Stability of coalescing binary stars against gravitational collapse: hydrodynamical simulations

TL;DR

This study uses hydrodynamical simulations in post-Newtonian gravity to analyze the stability of relativistic binary stars against gravitational collapse, revealing that tidal interactions can stabilize stars regardless of internal velocity profiles.

Contribution

It provides the first detailed simulation-based analysis of binary star stability against collapse in a relativistic context, highlighting the stabilizing effect of tidal fields.

Findings

Tidal fields stabilize stars against gravitational collapse.

No innermost stable circular orbit exists for the soft equation of state used.

Stability results are consistent across different internal velocity profiles.

Abstract

We perform simulations of relativistic binary stars in post-Newtonian gravity to investigate their dynamical stability prior to merger against gravitational collapse in a tidal field.

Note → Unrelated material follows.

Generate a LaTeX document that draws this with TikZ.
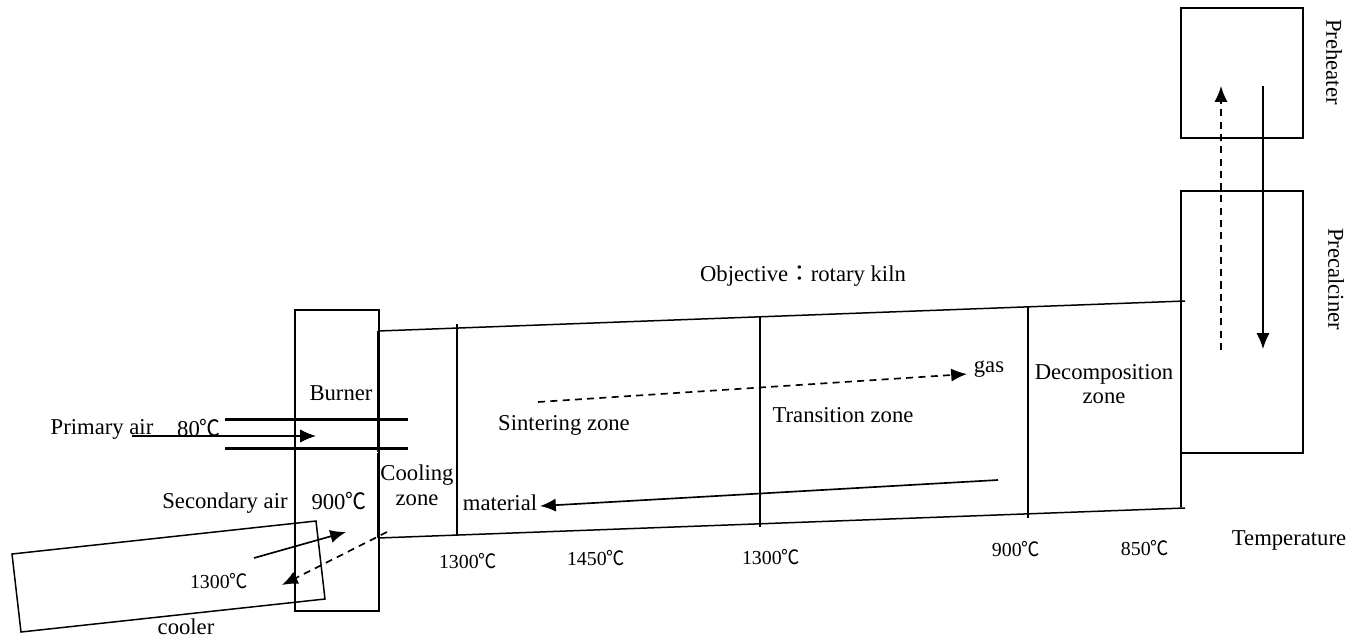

In general, our equations are only strictly accurate to first post-Newtonian order, but they recover full general relativity for spherical, static stars. We study both corotational and irrotational binary configurations of identical stars in circular orbits. We adopt a soft, adiabatic equation of state with $\Gamma = 1.4$, for which the onset of instability occurs at a sufficiently small value of the compaction $M/R$ that a post-Newtonian approximation is quite accurate. For such a soft equation of state there is no innermost stable circular orbit, so that we can study arbitrarily close binaries. This choice still allows us to study all the qualitative features exhibited by any adiabatic equation of state regarding stability against gravitational collapse. We demonstrate that, independent of the internal stellar velocity profile, the tidal field from a binary companion stabilizes a star against gravitational collapse.